>> Start

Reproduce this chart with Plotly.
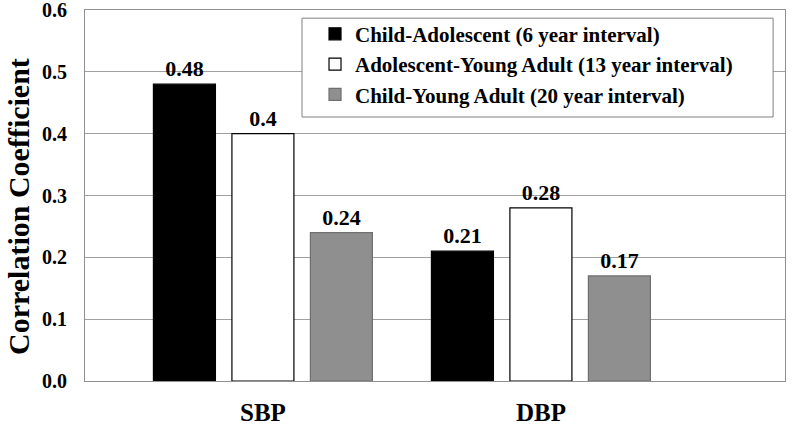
import plotly.graph_objects as go

categories = ["SBP", "DBP"]
series_names = [
    "Child-Adolescent (6 year interval)",
    "Adolescent-Young Adult (13 year interval)",
    "Child-Young Adult (20 year interval)",
]
child_adolescent = [0.48, 0.21]
adolescent_young = [0.40, 0.28]
child_young = [0.24, 0.17]
label_texts = [["0.48", "0.21"], ["0.4", "0.28"], ["0.24", "0.17"]]
y_ticks = [0.0, 0.1, 0.2, 0.3, 0.4, 0.5, 0.6]
y_title = "Correlation Coefficient"

FONT = "Liberation Serif, Times New Roman, serif"
series_values = [child_adolescent, adolescent_young, child_young]
fills = ["#000000", "#ffffff", "#8f8f8f"]
outlines = ["#000000", "#000000", "#6f6f6f"]

fig = go.Figure()
for name, vals, txt, fc, lc in zip(series_names, series_values, label_texts, fills, outlines):
    fig.add_trace(go.Bar(
        x=categories, y=vals, name=name,
        marker=dict(color=fc, line=dict(color=lc, width=1.2)),
        text=txt, textposition="outside", cliponaxis=False,
        textfont=dict(family=FONT, size=22, color="black", weight="bold"),
    ))

# legend frame (drawn as a shape so its padding matches the reference)
fig.add_shape(type="rect", xref="paper", yref="paper",
              x0=0.31, x1=0.983, y0=0.7116, y1=0.978,
              fillcolor="white", line=dict(color="#808080", width=1), layer="above")

# y-axis title as a rotated annotation
fig.add_annotation(text=y_title, xref="paper", yref="paper",
                   x=-0.0943, y=0.4717, xanchor="center", yanchor="middle",
                   textangle=-90, showarrow=False,
                   font=dict(family=FONT, size=30, color="black", weight="bold"))

fig.update_layout(
    width=800, height=427,
    margin=dict(l=85, r=15, t=10, b=46),
    paper_bgcolor="white", plot_bgcolor="white",
    barmode="group", bargap=0.153, bargroupgap=0.21,
    font=dict(family=FONT, color="black"),
    showlegend=True,
    legend=dict(
        x=0.3286, y=0.99, xanchor="left", yanchor="top",
        bgcolor="rgba(0,0,0,0)", borderwidth=0,
        font=dict(family=FONT, size=21, color="black", weight="bold"),
        traceorder="normal",
    ),
    xaxis=dict(
        type="category", range=[-0.64, 1.878], automargin=False,
        showline=True, linecolor="#909090", linewidth=1, mirror=True,
        showgrid=False, ticks="",
        tickfont=dict(family=FONT, size=25, color="black", weight="bold"),
        ticklabelstandoff=9,
    ),
    yaxis=dict(
        range=[0, 0.6], tickvals=y_ticks, tickformat=".1f", automargin=False,
        showline=True, linecolor="#909090", linewidth=1, mirror=True,
        showgrid=True, gridcolor="#a0a0a0", gridwidth=1,
        zeroline=False, ticks="", ticklabeloverflow="allow",
        tickfont=dict(family=FONT, size=20, color="black", weight="bold"),
        ticklabelstandoff=13,
    ),
)

fig.write_html("out.html", post_script="document.body.style.margin='0';",
               config={"displayModeBar": False})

>> End

__Aim__.
Your task is to return the lines above, from the first one up to and including the line containing "import plotly.graph_objects as go", minus any pictures.

__Reply to the task__.
Reproduce this chart with Plotly.
import plotly.graph_objects as go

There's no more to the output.